A la mayoría de los mandatarios le debe disgustar las conferencias de prensa, pero tienen que darlas porque son un deber público, no una decisión personal. En Sudamérica, los únicos presidentes que convirtieron ese deber en una decisión propia, son Hugo Chávez y Cristina Fernández. El exuberante líder caribeño las reemplaza por kilométricos discursos ante simpatizantes o legisladores. Batiendo su propio récord, acaba de hablar casi diez horas en el Congreso. No obstante, le falta superar a Fidel Castro, quien en 1968 dio un discurso de doce horas.
Solamente sintiéndose dueño de la política de un país, se puede caer en semejante desmesura, colmando además el monólogo de anécdotas, bromas y referencias personales.
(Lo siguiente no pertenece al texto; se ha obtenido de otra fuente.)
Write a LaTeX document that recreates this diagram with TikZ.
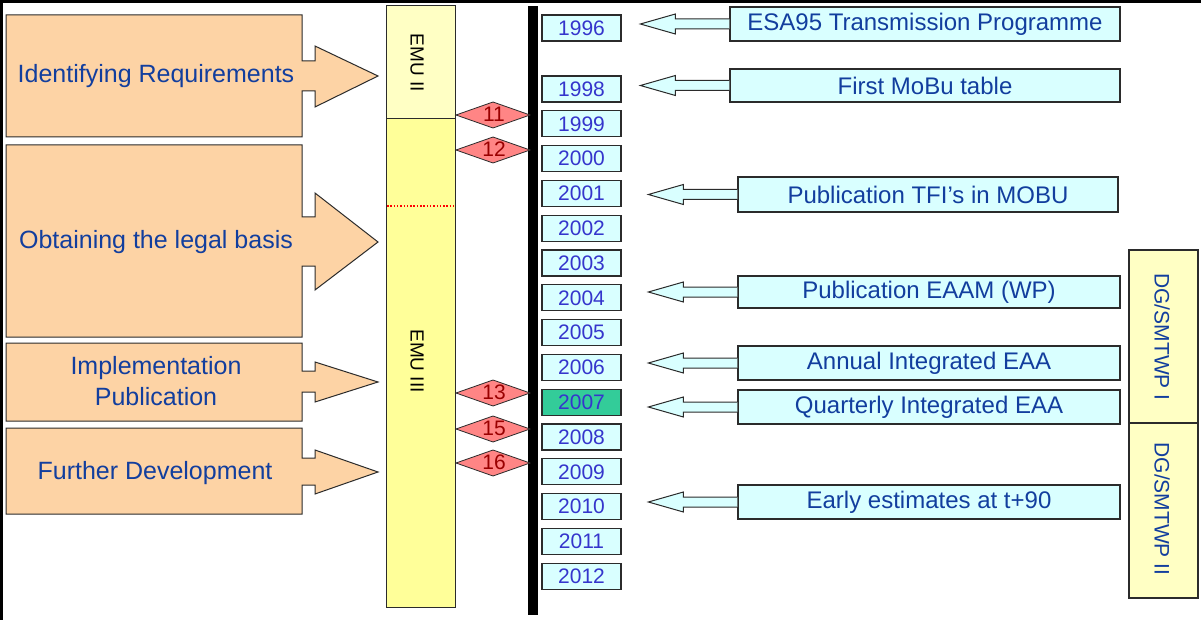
\documentclass[tikz,border=0pt]{standalone}
\usepackage{fontspec}
\setmainfont{Liberation Sans}
\usetikzlibrary{calc}
\definecolor{peach}{HTML}{FDD3A5}
\definecolor{navy}{HTML}{123E9E}
\definecolor{yrblue}{HTML}{3535CC}
\definecolor{cyanbox}{HTML}{D9FFFF}
\definecolor{yellowA}{HTML}{FFFFC4}
\definecolor{yellowB}{HTML}{FFFF99}
\definecolor{salmon}{HTML}{FF8585}
\definecolor{darkredtxt}{HTML}{9A0000}
\definecolor{greenyr}{HTML}{33CC99}
\definecolor{edgegray}{HTML}{2B2B2B}
\newcommand\calloutarrow[1]{%
  \filldraw[calarrow] ($(#1.west)+(0,-5)$) -- ++(-54,0) -- ++(0,-5) -- ++(-35,10)
    -- ++(35,10) -- ++(0,-5) -- ($(#1.west)+(0,5)$);}
\begin{document}
\begin{tikzpicture}[x=1pt,y=-1pt,
  leftarr/.style={draw=edgegray,fill=peach,line width=1pt},
  lefttext/.style={text=navy,font=\fontsize{25}{30}\selectfont,align=center},
  emubox/.style={draw=edgegray,line width=1pt,minimum width=69,inner sep=0},
  emutext/.style={rotate=-90,font=\fontsize{19}{22}\selectfont,text=black},
  yrbox/.style={draw=edgegray,line width=1.2pt,fill=cyanbox,minimum width=79,minimum height=26,inner sep=0,text=yrblue,font=\fontsize{21}{24}\selectfont},
  diam/.style={draw=edgegray,fill=salmon,line width=0.8pt},
  diamtext/.style={text=darkredtxt,font=\fontsize{21}{24}\selectfont,inner sep=0},
  calbox/.style={draw=edgegray,line width=1.2pt,fill=cyanbox,inner sep=0,text=navy,font=\fontsize{24}{28}\selectfont},
  calarrow/.style={draw=edgegray,fill=cyanbox,line width=1pt},
  dgbox/.style={draw=edgegray,line width=1.2pt,fill=yellowA,minimum width=69,inner sep=0},
  dgtext/.style={rotate=-90,text=navy,font=\fontsize{21}{24}\selectfont}]
\useasboundingbox (0,0) rectangle (1201,620);
\fill[white] (0,0) rectangle (1201,620);
% frame
\draw[line width=3pt] (1.5,620) -- (1.5,1.5) -- (1201,1.5);
% left block arrows
\draw[leftarr] (6,15) -- (302,15) -- (302,61) -- (315,61) -- (315,46) -- (378,76) -- (315,107) -- (315,91) -- (302,91) -- (302,137) -- (6,137) -- cycle;
\node[lefttext] (req) at (156,76) {Identifying Requirements};
\draw[leftarr] (6,145) -- (302,145) -- (302,217) -- (315,217) -- (315,193) -- (378,242) -- (315,290) -- (315,266) -- (302,266) -- (302,337) -- (6,337) -- cycle;
\node[lefttext] (legal) at (156,242) {Obtaining the legal basis};
\draw[leftarr] (6,343) -- (302,343) -- (302,371) -- (315,371) -- (315,362) -- (378,382) -- (315,402) -- (315,392) -- (302,392) -- (302,421) -- (6,421) -- cycle;
\node[lefttext] (impl) at (156,368) {Implementation};
\node[lefttext] (publ) at (156,397) {Publication};
\draw[leftarr] (6,428) -- (302,428) -- (302,458) -- (315,458) -- (315,450) -- (378,472) -- (315,494) -- (315,485) -- (302,485) -- (302,514) -- (6,514) -- cycle;
\node[lefttext] (further) at (155,473) {Further Development};
% EMU column
\node[emubox,fill=yellowA,minimum height=113] (emu2) at (420.5,62.5) {};
\node[emubox,fill=yellowB,minimum height=488] (emu3) at (420.5,363) {};
\draw[red,line width=1.2pt,dash pattern=on 1.5pt off 1.8pt] (387,206) -- (454,206);
\node[emutext] (emu2t) at (417,63) {EMU II};
\node[emutext] (emu3t) at (417,361) {EMU III};
% black time bar
\fill[black] (528,6) rectangle (538,615);
% diamonds
\foreach \n/\y in {11/115,12/150,13/393,15/429,16/463}{
  \draw[diam] (456,\y) -- (493,\y-13) -- (530,\y) -- (493,\y+13) -- cycle;
  \node[diamtext] (d\n) at (494,\y-1) {\n};
}
% years
\node[yrbox] (y1996) at (581.5,28) {1996};
\foreach \yr [count=\i from 0] in {1998,1999,2000,2001,2002,2003,2004,2005,2006}{
  \node[yrbox] (y\yr) at (581.5,89+34.8*\i) {\yr};
}
\node[yrbox,fill=greenyr] (y2007) at (581.5,402.2) {2007};
\foreach \yr [count=\i from 10] in {2008,2009,2010,2011,2012}{
  \node[yrbox] (y\yr) at (581.5,89+34.8*\i) {\yr};
}
% callouts
\node[calbox,minimum width=390,minimum height=34] (esa) at (925,24) {ESA95 Transmission Programme};
\node[calbox,minimum width=390,minimum height=33] (mobu) at (925,85.5) {First MoBu table};
\node[calbox,minimum width=380,minimum height=35] (tfi) at (928,194.5) {Publication TFI’s in MOBU};
\node[calbox,minimum width=382,minimum height=32] (eaam) at (929,292) {Publication EAAM (WP)};
\node[calbox,minimum width=382,minimum height=34] (annual) at (929,363) {Annual Integrated EAA};
\node[calbox,minimum width=382,minimum height=34] (quart) at (929,407) {Quarterly Integrated EAA};
\node[calbox,minimum width=382,minimum height=34] (early) at (929,502) {Early estimates at t+90};
\foreach \c in {esa,mobu,tfi,eaam,annual,quart,early}{\calloutarrow{\c}}
% DG boxes
\node[dgbox,minimum height=173] (dg1) at (1163.5,336.5) {};
\node[dgbox,minimum height=175] (dg2) at (1163.5,510.5) {};
\node[dgtext] (dg1t) at (1162,337) {DG/SMTWP I};
\node[dgtext] (dg2t) at (1162,509) {DG/SMTWP II};
\end{tikzpicture}
\end{document}
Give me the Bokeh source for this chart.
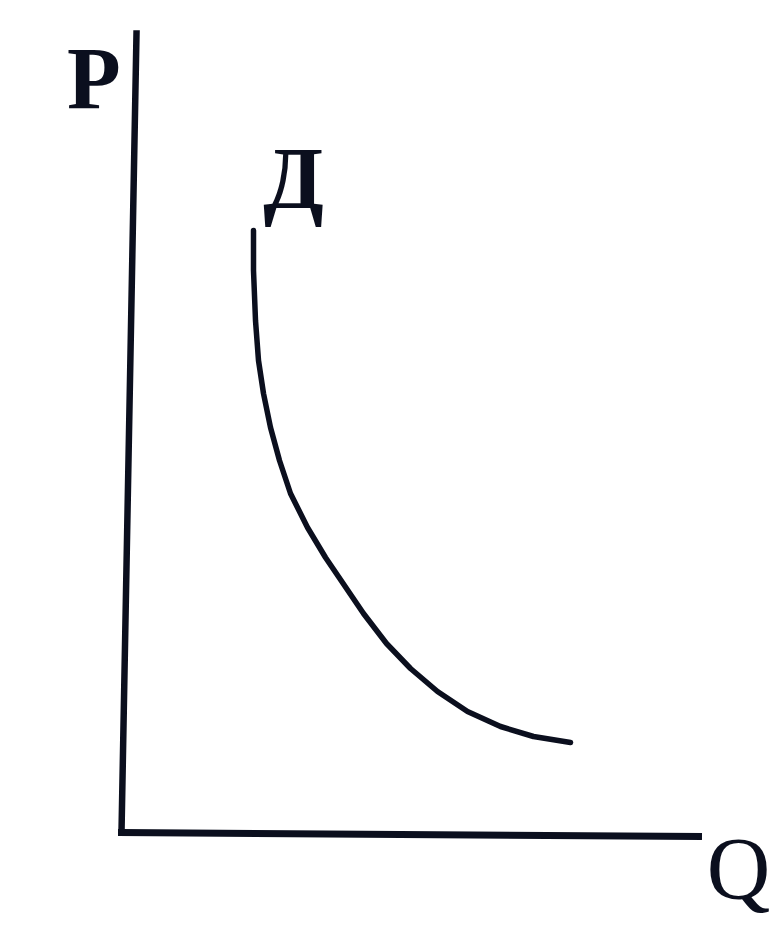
from bokeh.plotting import figure
from bokeh.models import Range1d
from bokeh.core.properties import value
from bokeh.embed import file_html
from bokeh.resources import INLINE

# Demand curve Д (quantity Q, price P; arbitrary units)
demand_q = [13.2, 13.2, 13.4, 13.7, 14.2, 14.9, 15.8, 16.9, 18.6, 20.4, 22.3, 24.2,
            26.5, 28.9, 31.6, 34.6, 37.9, 41.2, 44.9]
demand_p = [60.2, 56.2, 51.2, 47.2, 43.9, 40.5, 37.2, 33.9, 30.5, 27.5, 24.7, 21.9,
            18.9, 16.4, 14.1, 12.1, 10.6, 9.6, 9.0]

# Axis lines (origin and their far ends)
p_axis_q = [0.0, 1.5]
p_axis_p = [0.0, 79.9]
q_axis_q = [0.0, 57.7]
q_axis_p = [0.0, -0.4]

# Labels
label_text = ["P", "Д", "Q"]
label_q = [-2.75, 17.2, 61.7]
label_p = [75.4, 65.4, -3.6]
label_style = ["bold", "bold", "normal"]

INK = "#0b0f1e"

p = figure(width=771, height=925, output_backend="svg", toolbar_location=None,
           x_range=Range1d(-12.1, 65.0), y_range=Range1d(-9.3, 83.2),
           min_border=0, outline_line_color=None,
           background_fill_color="white", border_fill_color="white")
p.axis.visible = False
p.grid.visible = False

p.line(p_axis_q, p_axis_p, line_width=6.5, line_color=INK, line_cap="square")
p.line(q_axis_q, q_axis_p, line_width=7, line_color=INK, line_cap="square")
p.line(demand_q, demand_p, line_width=5.5, line_color=INK, line_cap="round", line_join="round")

for t, x, y, s in zip(label_text, label_q, label_p, label_style):
    p.text(x=[x], y=[y], text=[t], text_font=value("Liberation Serif"),
           text_font_size="88px", text_font_style=s, text_color=INK,
           text_align="center", text_baseline="alphabetic")

open("out.html", "w").write(file_html(p, INLINE))
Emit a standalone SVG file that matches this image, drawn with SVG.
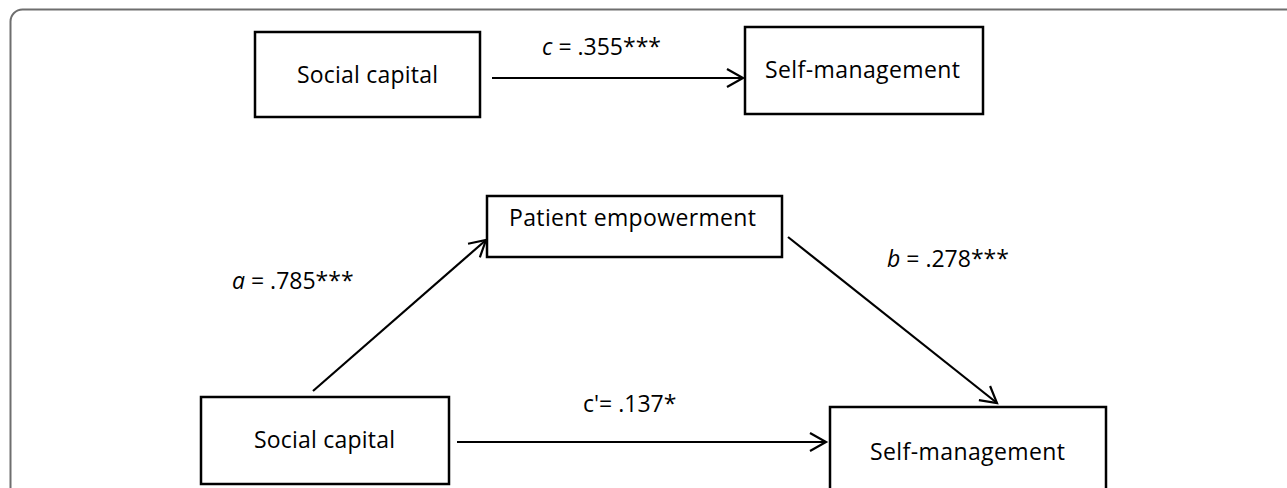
<svg xmlns="http://www.w3.org/2000/svg" width="1287" height="488" viewBox="0 0 1287 488">
<style>
.box{fill:#fff;stroke:#000;stroke-width:2.5}
.lbl{font-family:"Open Sans","Liberation Sans",sans-serif;font-size:23px;fill:#000}
.con{stroke:#000;stroke-width:2.2;fill:none}
</style>
<defs>
<marker id="arr" markerUnits="userSpaceOnUse" markerWidth="30" markerHeight="30" refX="0" refY="0" viewBox="-20 -15 25 30" orient="auto" overflow="visible">
<path d="M-16,-9 L0,0 L-16,9" fill="none" stroke="#000" stroke-width="2.2"/>
</marker>
</defs>
<rect width="1287" height="488" fill="#fff"/>
<rect x="10.5" y="9.5" width="1300" height="500" rx="12" fill="none" stroke="#6e6e6e" stroke-width="2"/>
<g id="connectors">
<line class="con" x1="492" y1="78" x2="743" y2="78" marker-end="url(#arr)"/>
<line class="con" x1="313" y1="391" x2="486" y2="240" marker-end="url(#arr)"/>
<line class="con" x1="788" y1="237" x2="997" y2="403" marker-end="url(#arr)"/>
<line class="con" x1="457" y1="442" x2="826" y2="442" marker-end="url(#arr)"/>
<text class="lbl" x="542" y="55"><tspan font-style="italic">c</tspan> = .355***</text>
<text class="lbl" x="232" y="289"><tspan font-style="italic">a</tspan> = .785***</text>
<text class="lbl" x="887" y="267"><tspan font-style="italic">b</tspan> = .278***</text>
<text class="lbl" x="583" y="412">c'= .137*</text>
</g>
<g id="n-social-top">
<rect class="box" x="255" y="32" width="225" height="85"/>
<text class="lbl" x="297" y="83" textLength="141">Social capital</text>
</g>
<g id="n-self-top">
<rect class="box" x="745" y="27" width="238" height="87"/>
<text class="lbl" x="765" y="78" textLength="195">Self-management</text>
</g>
<g id="n-patient">
<rect class="box" x="487" y="196" width="295" height="61"/>
<text class="lbl" x="509" y="226" textLength="247">Patient empowerment</text>
</g>
<g id="n-social-bottom">
<rect class="box" x="201" y="397" width="248" height="87"/>
<text class="lbl" x="254" y="448" textLength="141">Social capital</text>
</g>
<g id="n-self-bottom">
<rect class="box" x="830" y="407" width="276" height="90"/>
<text class="lbl" x="870" y="460" textLength="195">Self-management</text>
</g>
</svg>
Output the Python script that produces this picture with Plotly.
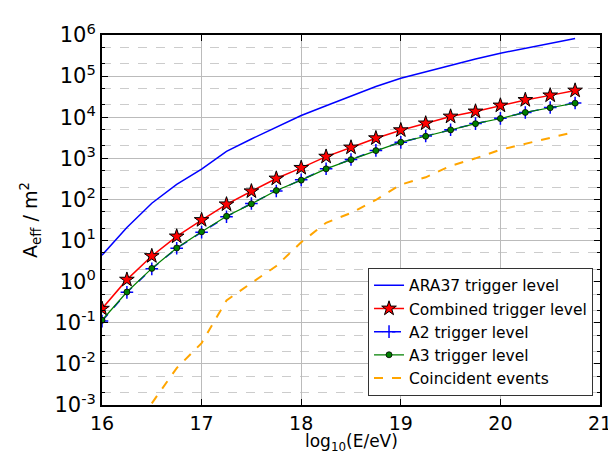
import plotly.graph_objects as go

# energies, log10(E/eV)
log_e = [16.0, 16.25, 16.5, 16.75, 17.0, 17.25, 17.5, 17.75, 18.0, 18.25,
         18.5, 18.75, 19.0, 19.25, 19.5, 19.75, 20.0, 20.25, 20.5, 20.75]

# effective areas in m^2
ara37 = [4.4, 20.7, 81, 232, 547, 1480, 2960, 5800, 11000, 19000,
         32700, 56000, 89000, 128000, 184000, 260000, 360000, 467000, 620000, 820000]
combined = [0.22, 1.12, 4.2, 12.6, 31.6, 76, 158, 323, 587, 1100,
            1840, 3090, 4840, 7080, 10400, 13800, 19300, 26300, 34000, 44600]
a2 = [0.11, 0.55, 2.05, 6.5, 16.0, 38, 80, 160, 300, 560,
      940, 1560, 2450, 3480, 4950, 7000, 9400, 13000, 17200, 22200]
a3 = [0.115, 0.56, 2.1, 6.6, 16.3, 39, 78, 165, 295, 555,
      930, 1540, 2470, 3450, 4920, 6960, 9300, 13100, 17000, 22000]
coinc_e = [16.5, 16.75, 17.0, 17.25, 17.5, 17.75, 18.0, 18.25, 18.5, 18.75,
           19.0, 19.25, 19.5, 19.75, 20.0, 20.25, 20.5, 20.75]
coincident = [0.0011, 0.0079, 0.032, 0.35, 0.93, 2.4, 9.1, 27, 47, 97,
              230, 345, 655, 1000, 1620, 2230, 3090, 4400]

y_tickvals = [1e-3, 1e-2, 1e-1, 1, 10, 100, 1e3, 1e4, 1e5, 1e6]
y_ticktext = ["10<sup>-3</sup>", "10<sup>-2</sup>", "10<sup>-1</sup>", "10<sup>0</sup>",
              "10<sup>1</sup>", "10<sup>2</sup>", "10<sup>3</sup>", "10<sup>4</sup>",
              "10<sup>5</sup>", "10<sup>6</sup>"]

fig = go.Figure()
fig.add_trace(go.Scatter(x=log_e, y=ara37, mode="lines", name="ARA37 trigger level",
                         line=dict(color="blue", width=1.5)))
fig.add_trace(go.Scatter(x=log_e, y=combined, mode="lines+markers", name="Combined trigger level",
                         line=dict(color="red", width=1.5),
                         marker=dict(symbol="star", size=11, color="red",
                                     line=dict(color="black", width=1))))
fig.add_trace(go.Scatter(x=log_e, y=a2, mode="lines+markers", name="A2 trigger level",
                         line=dict(color="blue", width=1.5, dash="dash"),
                         marker=dict(symbol="cross-thin", size=9,
                                     line=dict(color="blue", width=1.5))))
fig.add_trace(go.Scatter(x=log_e, y=a3, mode="lines+markers", name="A3 trigger level",
                         line=dict(color="green", width=1.2),
                         marker=dict(symbol="circle", size=6, color="green",
                                     line=dict(color="black", width=0.8))))
fig.add_trace(go.Scatter(x=coinc_e, y=coincident, mode="lines", name="Coincident events",
                         line=dict(color="orange", width=2, dash="dash")))

fig.update_layout(
    width=616, height=455,
    margin=dict(l=94, r=17, t=17, b=58),
    paper_bgcolor="white", plot_bgcolor="white",
    font=dict(family="DejaVu Sans", color="black"),
    legend=dict(x=0.986, y=0.025, xanchor="right", yanchor="bottom",
                bgcolor="white", bordercolor="#333333", borderwidth=1,
                font=dict(size=15.5)),
)
# x-axis title as an annotation so the subscript is not clipped
fig.add_annotation(text="log<sub>10</sub>(E/eV)", xref="paper", yref="paper",
                   x=0.5, y=-0.068, xanchor="center", yanchor="top",
                   showarrow=False, borderpad=0, font=dict(size=17))
fig.update_xaxes(
    range=[16, 21], dtick=1, tick0=16,
    showgrid=True, gridcolor="#bbbbbb", gridwidth=1,
    ticks="inside", ticklen=6, tickcolor="black",
    showline=True, linecolor="black", linewidth=2, mirror="ticks",
    zeroline=False, tickfont=dict(size=19),
)
fig.update_yaxes(
    type="log", range=[-3, 6],
    tickvals=y_tickvals, ticktext=y_ticktext,
    showgrid=True, gridcolor="#bbbbbb", gridwidth=1,
    ticks="inside", ticklen=6, tickcolor="black",
    showline=True, linecolor="black", linewidth=2, mirror="ticks",
    zeroline=False, tickfont=dict(size=21),
    minor=dict(showgrid=True, gridcolor="#cccccc", griddash="dash",
               ticks="inside", ticklen=3, tickcolor="black"),
    title=dict(text="A<sub>eff</sub> / m<sup>2</sup>", font=dict(size=19), standoff=12),
)

fig.write_html("out.html")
El caso argentino es diferente, aunque tiene puntos en común. Igual que su par venezolano, Cristina Fernández no da conferencias de prensa, pero lo que las reemplaza es un acto más original y novedoso: habla ante una audiencia de funcionarios y allegados políticos que inexorablemente ríen de sus bromas y aplauden sus ocurrencias y definiciones. Es un público que se muestra embelesado ante lo que se supone un despliegue de sabiduría y esclarecimiento, planteado en un discurso autorreferencial improvisado con buen humor. El recurso de la ironía filosa y la inteligencia sarcástica, le confiere un aire de stand up, ese género norteamericano en el cual un comediante, actuando solo y de pie sobre el escenario, discurre sobre la cotidianeidad con un humor inteligente y ácido.
La diferencia con el género norteamericano que tiene a Jerry Seinfeld como máximo exponente, es que el comediante no tiene asegurada la aprobación del público; en cambio los espectadores de la presidenta argentina reirán y aplaudirán como la claque de la TV.